DESCRIPTION OF THE TASK> The lines from the top of the material below through the line containing "94.3,93.6,92.9,92.3,91.7,91.1,90.4,89.7,89.1,88.6];" are to be printed exactly, with pictures omitted.

━━━━━ PROVIDED DATA

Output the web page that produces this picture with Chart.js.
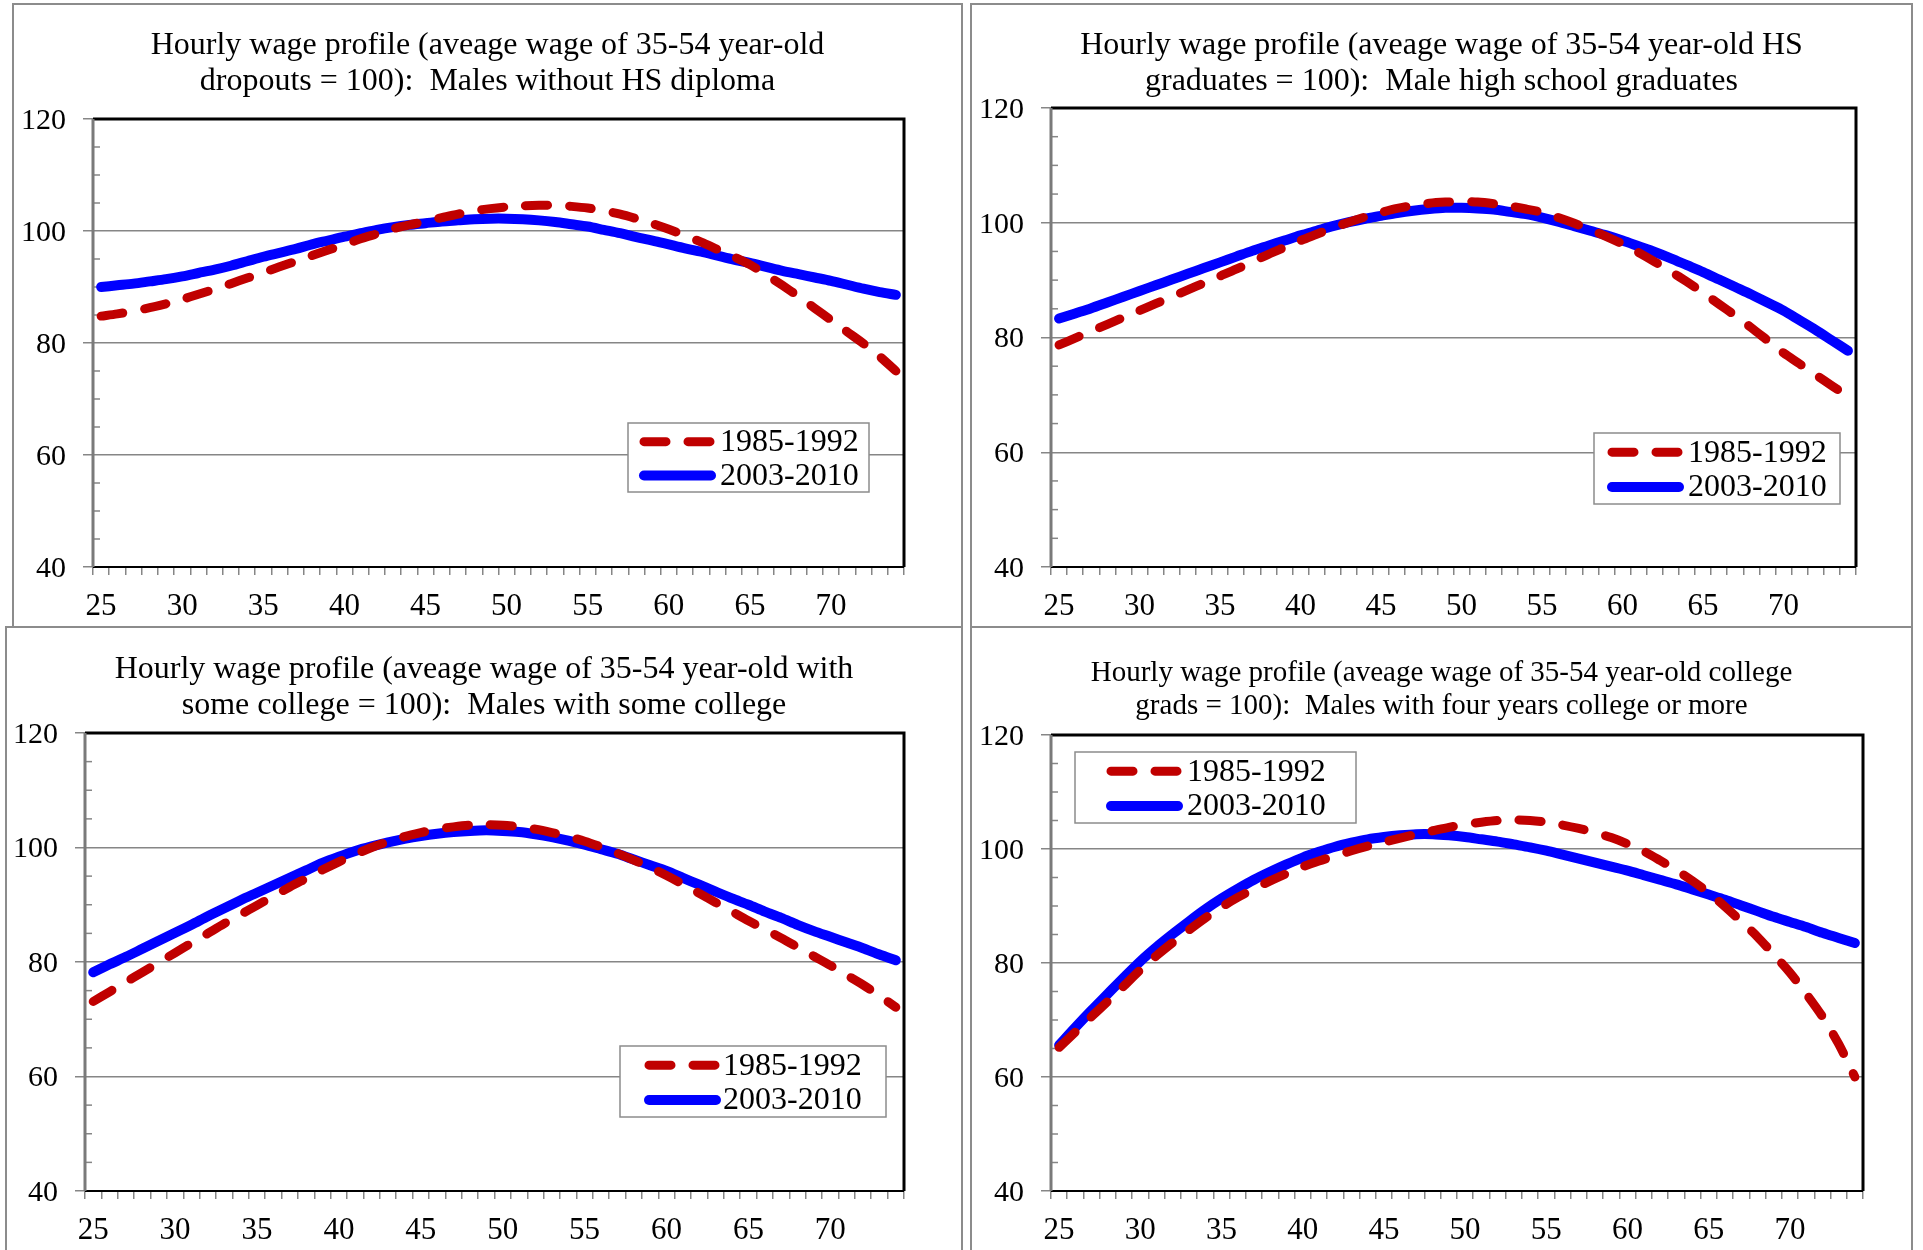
<!DOCTYPE html>
<html>
<head>
<meta charset="utf-8">
<script src="https://cdn.jsdelivr.net/npm/chart.js@4.4.0/dist/chart.umd.min.js"></script>
<style>
body{margin:0;background:#fff;width:1923px;height:1250px;overflow:hidden;position:relative;}
.panel{position:absolute;border:2px solid #8c8c8c;box-sizing:border-box;background:#fff;overflow:hidden;}
.panel canvas{position:absolute;left:0;top:0;}
</style>
</head>
<body>
<div class="panel" style="left:12px;top:3px;width:951px;height:626px"><canvas id="c1" width="947" height="622"></canvas></div>
<div class="panel" style="left:970px;top:3px;width:943px;height:626px"><canvas id="c2" width="939" height="622"></canvas></div>
<div class="panel" style="left:5px;top:626px;width:958px;height:640px"><canvas id="c3" width="954" height="636"></canvas></div>
<div class="panel" style="left:970px;top:626px;width:943px;height:640px"><canvas id="c4" width="939" height="636"></canvas></div>
<script>
const ages = [25,26,27,28,29,30,31,32,33,34,35,36,37,38,39,40,41,42,43,44,45,46,47,48,49,
  50,51,52,53,54,55,56,57,58,59,60,61,62,63,64,65,66,67,68,69,70,71,72,73,74];
const tickLabels = [25,30,35,40,45,50,55,60,65,70];
const seriesNames = ["1985-1992","2003-2010"];

// males without HS diploma
const dropRed = [84.8,85.2,85.7,86.3,87.0,87.8,88.7,89.6,90.6,91.6,92.6,93.6,94.6,95.6,96.6,97.6,98.6,99.5,100.4,101.1,
  101.7,102.4,103.0,103.6,104.0,104.3,104.5,104.6,104.6,104.4,104.1,103.6,103.0,102.2,101.3,100.3,99.2,98.0,96.7,95.4,
  94.0,92.2,90.3,88.3,86.2,84.1,82.0,79.9,77.6,75.0];
const dropBlue = [90.0,90.3,90.6,91.0,91.4,91.9,92.5,93.1,93.8,94.6,95.4,96.1,96.8,97.6,98.3,99.0,99.6,100.2,100.7,101.1,
  101.4,101.7,101.9,102.1,102.2,102.2,102.1,101.9,101.6,101.2,100.8,100.2,99.6,98.9,98.3,97.6,96.9,96.3,95.6,94.9,
  94.3,93.6,92.9,92.3,91.7,91.1,90.4,89.7,89.1,88.6];

// male high school grads
const hsRed = [78.7,79.9,81.1,82.3,83.5,84.7,85.9,87.1,88.3,89.5,90.7,91.9,93.2,94.5,95.7,96.9,98.0,99.1,100.1,101.0,
  101.8,102.5,103.0,103.4,103.6,103.7,103.6,103.3,102.9,102.4,101.8,100.9,99.9,98.8,97.6,96.3,94.8,93.2,91.5,89.7,
  87.8,85.8,83.8,81.7,79.5,77.3,75.4,73.5,71.6,69.7];
const hsBlue = [83.3,84.2,85.1,86.1,87.1,88.1,89.1,90.1,91.1,92.1,93.1,94.1,95.1,96.0,96.9,97.8,98.6,99.4,100.1,100.7,
  101.2,101.7,102.1,102.4,102.6,102.6,102.5,102.3,101.9,101.5,100.9,100.2,99.4,98.6,97.8,96.9,95.9,94.9,93.8,92.6,
  91.4,90.1,88.8,87.5,86.1,84.7,83.0,81.3,79.5,77.7];

// some college
const scRed = [73.1,74.8,76.5,78.2,79.9,81.6,83.3,85.0,86.7,88.3,89.9,91.5,93.1,94.6,96.1,97.5,98.8,100.0,101.0,101.9,
  102.6,103.2,103.6,103.9,104.0,103.9,103.6,103.2,102.6,101.9,101.1,100.1,99.0,97.8,96.5,95.1,93.6,92.0,90.4,88.8,
  87.2,85.7,84.2,82.6,81.0,79.4,77.7,76.0,74.1,72.1];
const scBlue = [78.2,79.6,80.9,82.3,83.7,85.1,86.5,88.0,89.4,90.8,92.1,93.4,94.7,96.0,97.3,98.4,99.4,100.2,100.9,101.5,
  102.0,102.4,102.7,102.9,103.0,102.9,102.7,102.3,101.8,101.2,100.5,99.7,98.9,97.9,96.9,95.9,94.7,93.5,92.3,91.1,
  90.0,88.8,87.7,86.5,85.4,84.4,83.4,82.4,81.3,80.3];

// four years college or more
const colRed = [65.2,67.9,70.6,73.3,76.0,78.8,81.3,83.6,85.8,87.9,89.8,91.5,93.0,94.4,95.7,96.9,97.9,98.8,99.7,100.5,
  101.2,101.9,102.6,103.2,103.8,104.3,104.7,105.0,105.1,105.0,104.7,104.2,103.6,102.9,102.0,100.9,99.6,98.0,96.3,94.4,
  92.3,89.9,87.3,84.6,81.5,78.3,74.6,70.6,65.8,60.0];
const colBlue = [65.6,68.7,71.7,74.6,77.5,80.3,82.8,85.1,87.3,89.4,91.3,93.0,94.6,96.0,97.3,98.5,99.5,100.4,101.1,101.7,
  102.1,102.4,102.6,102.6,102.4,102.1,101.7,101.3,100.8,100.3,99.7,99.0,98.3,97.6,96.9,96.2,95.4,94.6,93.8,92.9,
  92.0,91.1,90.1,89.1,88.1,87.2,86.3,85.3,84.4,83.5];

const GRAY = "#868686";
const RED = "#C00000";
const BLUE = "#0000FF";
const SERIF = "'Liberation Serif', 'Times New Roman', serif";

// plot frame + small inside ticks on the y axis
const framePlugin = {
  id: "frame",
  beforeDatasetsDraw(chart) {
    const ctx = chart.ctx;
    const a = chart.chartArea;
    const y = chart.scales.y;
    ctx.save();
    ctx.strokeStyle = GRAY;
    ctx.lineWidth = 1.5;
    for (let v = 45; v < 120; v += 5) {
      if (v % 20 === 0) continue;
      const py = y.getPixelForValue(v);
      ctx.beginPath();
      ctx.moveTo(a.left, py);
      ctx.lineTo(a.left + 7, py);
      ctx.stroke();
    }
    ctx.strokeStyle = "#000";
    ctx.lineWidth = 3;
    ctx.beginPath();
    ctx.moveTo(a.left, a.top);
    ctx.lineTo(a.right, a.top);
    ctx.lineTo(a.right, a.bottom);
    ctx.stroke();
    ctx.lineWidth = 2;
    ctx.beginPath();
    ctx.moveTo(a.left, a.bottom);
    ctx.lineTo(a.right, a.bottom);
    ctx.stroke();
    ctx.strokeStyle = "#7a7a7a";
    ctx.lineWidth = 3;
    ctx.beginPath();
    ctx.moveTo(a.left, a.top);
    ctx.lineTo(a.left, a.bottom);
    ctx.stroke();
    ctx.restore();
  }
};

// excel style legend box sitting inside the plot
const boxLegend = {
  id: "boxLegend",
  afterDatasetsDraw(chart, args, o) {
    const ctx = chart.ctx;
    const a = chart.chartArea;
    const bx = a.left + o.x, by = a.top + o.y;
    ctx.save();
    ctx.fillStyle = "#fff";
    ctx.fillRect(bx, by, o.w, o.h);
    ctx.strokeStyle = "#8c8c8c";
    ctx.lineWidth = 1.5;
    ctx.strokeRect(bx, by, o.w, o.h);
    const rows = [by + o.h * 0.27, by + o.h * 0.76];
    chart.data.datasets.forEach((ds, i) => {
      ctx.strokeStyle = ds.borderColor;
      ctx.lineWidth = ds.borderWidth;
      ctx.lineCap = "round";
      ctx.setLineDash(ds.borderDash || []);
      ctx.beginPath();
      ctx.moveTo(bx + o.sx + 5, rows[i]);
      ctx.lineTo(bx + o.sx + 72, rows[i]);
      ctx.stroke();
      ctx.setLineDash([]);
      ctx.fillStyle = "#000";
      ctx.font = "32px " + SERIF;
      ctx.textBaseline = "middle";
      ctx.fillText(ds.label, bx + o.tx, rows[i] + 1);
    });
    ctx.restore();
  }
};

function makeChart(id, title, red, blue, lay) {
  const xTicks = ages.map(a => a - 0.5).concat([ages[ages.length - 1] + 0.5]).concat(tickLabels);
  new Chart(document.getElementById(id), {
    type: "line",
    data: {
      datasets: [
        { label: seriesNames[0], data: ages.map((a, i) => ({x: a, y: red[i]})),
          borderColor: RED, borderWidth: 9, borderDash: [22, 22], borderCapStyle: "round",
          borderJoinStyle: "round", pointRadius: 0, tension: 0.3, fill: false },
        { label: seriesNames[1], data: ages.map((a, i) => ({x: a, y: blue[i]})),
          borderColor: BLUE, borderWidth: 10, borderCapStyle: "round",
          borderJoinStyle: "round", pointRadius: 0, tension: 0.3, fill: false }
      ]
    },
    options: {
      responsive: false,
      animation: false,
      layout: { padding: 0 },
      plugins: {
        legend: { display: false },
        tooltip: { enabled: false },
        title: {
          display: true,
          text: title,
          color: "#000",
          font: { family: SERIF, size: lay.titleSize, weight: "normal", lineHeight: lay.lh + "px" },
          padding: { top: lay.pt, bottom: lay.pb }
        },
        boxLegend: lay.legend
      },
      scales: {
        x: {
          type: "linear",
          min: ages[0] - 0.5,
          max: ages[ages.length - 1] + 0.5,
          afterBuildTicks: s => { s.ticks = xTicks.map(v => ({value: v})); },
          afterFit: s => { s.height = lay.xh; },
          border: { display: false },
          grid: {
            drawOnChartArea: false,
            tickLength: 8,
            lineWidth: 1.5,
            tickColor: c => (c.tick && Number.isInteger(c.tick.value)) ? "rgba(0,0,0,0)" : GRAY
          },
          ticks: {
            autoSkip: false, maxRotation: 0, minRotation: 0, padding: 13,
            color: "#000", font: { family: SERIF, size: 31 },
            callback: v => tickLabels.includes(v) ? String(v) : ""
          }
        },
        y: {
          min: 40,
          max: 120,
          afterFit: s => { s.width = lay.left; },
          border: { display: false },
          grid: {
            lineWidth: 1.5,
            tickLength: 10,
            tickColor: GRAY,
            color: c => (c.tick && (c.tick.value === 40 || c.tick.value === 120)) ? "rgba(0,0,0,0)" : GRAY
          },
          ticks: { stepSize: 20, padding: 17, labelOffset: 2, color: "#000", font: { family: SERIF, size: 30 } }
        },
        // empty right axis, only keeps the white space right of the plot
        yr: {
          position: "right",
          min: 40,
          max: 120,
          afterFit: s => { s.width = lay.right; },
          border: { display: false },
          grid: { display: false },
          ticks: { display: false }
        }
      }
    },
    plugins: [framePlugin, boxLegend]
  });
}

makeChart("c1",
  ["Hourly wage profile (aveage wage of 35-54 year-old", "dropouts = 100):  Males without HS diploma"],
  dropRed, dropBlue,
  { left: 79, right: 57, xh: 60, titleSize: 32, lh: 36, pt: 23, pb: 19,
    legend: { x: 535, y: 304, w: 241, h: 69, sx: 11, tx: 92 } });

makeChart("c2",
  ["Hourly wage profile (aveage wage of 35-54 year-old HS", "graduates = 100):  Male high school graduates"],
  hsRed, hsBlue,
  { left: 79, right: 55, xh: 60, titleSize: 32, lh: 36, pt: 23, pb: 8,
    legend: { x: 543, y: 325, w: 246, h: 71, sx: 13, tx: 94 } });

makeChart("c3",
  ["Hourly wage profile (aveage wage of 35-54 year-old with", "some college = 100):  Males with some college"],
  scRed, scBlue,
  { left: 78, right: 57, xh: 73, titleSize: 32, lh: 36, pt: 24, pb: 9,
    legend: { x: 535, y: 313, w: 266, h: 71, sx: 24, tx: 103 } });

makeChart("c4",
  ["Hourly wage profile (aveage wage of 35-54 year-old college", "grads = 100):  Males with four years college or more"],
  colRed, colBlue,
  { left: 79, right: 48, xh: 73, titleSize: 29, lh: 33, pt: 29, pb: 12,
    legend: { x: 24, y: 17, w: 281, h: 71, sx: 31, tx: 112 } });
</script>
</body>
</html>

━━━━━━━━━━

RESULT FOR THIS EXERCISE>
Output the web page that produces this picture with Chart.js.
<!DOCTYPE html>
<html>
<head>
<meta charset="utf-8">
<script src="https://cdn.jsdelivr.net/npm/chart.js@4.4.0/dist/chart.umd.min.js"></script>
<style>
body{margin:0;background:#fff;width:1923px;height:1250px;overflow:hidden;position:relative;}
.panel{position:absolute;border:2px solid #8c8c8c;box-sizing:border-box;background:#fff;overflow:hidden;}
.panel canvas{position:absolute;left:0;top:0;}
</style>
</head>
<body>
<div class="panel" style="left:12px;top:3px;width:951px;height:626px"><canvas id="c1" width="947" height="622"></canvas></div>
<div class="panel" style="left:970px;top:3px;width:943px;height:626px"><canvas id="c2" width="939" height="622"></canvas></div>
<div class="panel" style="left:5px;top:626px;width:958px;height:640px"><canvas id="c3" width="954" height="636"></canvas></div>
<div class="panel" style="left:970px;top:626px;width:943px;height:640px"><canvas id="c4" width="939" height="636"></canvas></div>
<script>
const ages = [25,26,27,28,29,30,31,32,33,34,35,36,37,38,39,40,41,42,43,44,45,46,47,48,49,
  50,51,52,53,54,55,56,57,58,59,60,61,62,63,64,65,66,67,68,69,70,71,72,73,74];
const tickLabels = [25,30,35,40,45,50,55,60,65,70];
const seriesNames = ["1985-1992","2003-2010"];

// males without HS diploma
const dropRed = [84.8,85.2,85.7,86.3,87.0,87.8,88.7,89.6,90.6,91.6,92.6,93.6,94.6,95.6,96.6,97.6,98.6,99.5,100.4,101.1,
  101.7,102.4,103.0,103.6,104.0,104.3,104.5,104.6,104.6,104.4,104.1,103.6,103.0,102.2,101.3,100.3,99.2,98.0,96.7,95.4,
  94.0,92.2,90.3,88.3,86.2,84.1,82.0,79.9,77.6,75.0];
const dropBlue = [90.0,90.3,90.6,91.0,91.4,91.9,92.5,93.1,93.8,94.6,95.4,96.1,96.8,97.6,98.3,99.0,99.6,100.2,100.7,101.1,
  101.4,101.7,101.9,102.1,102.2,102.2,102.1,101.9,101.6,101.2,100.8,100.2,99.6,98.9,98.3,97.6,96.9,96.3,95.6,94.9,
  94.3,93.6,92.9,92.3,91.7,91.1,90.4,89.7,89.1,88.6];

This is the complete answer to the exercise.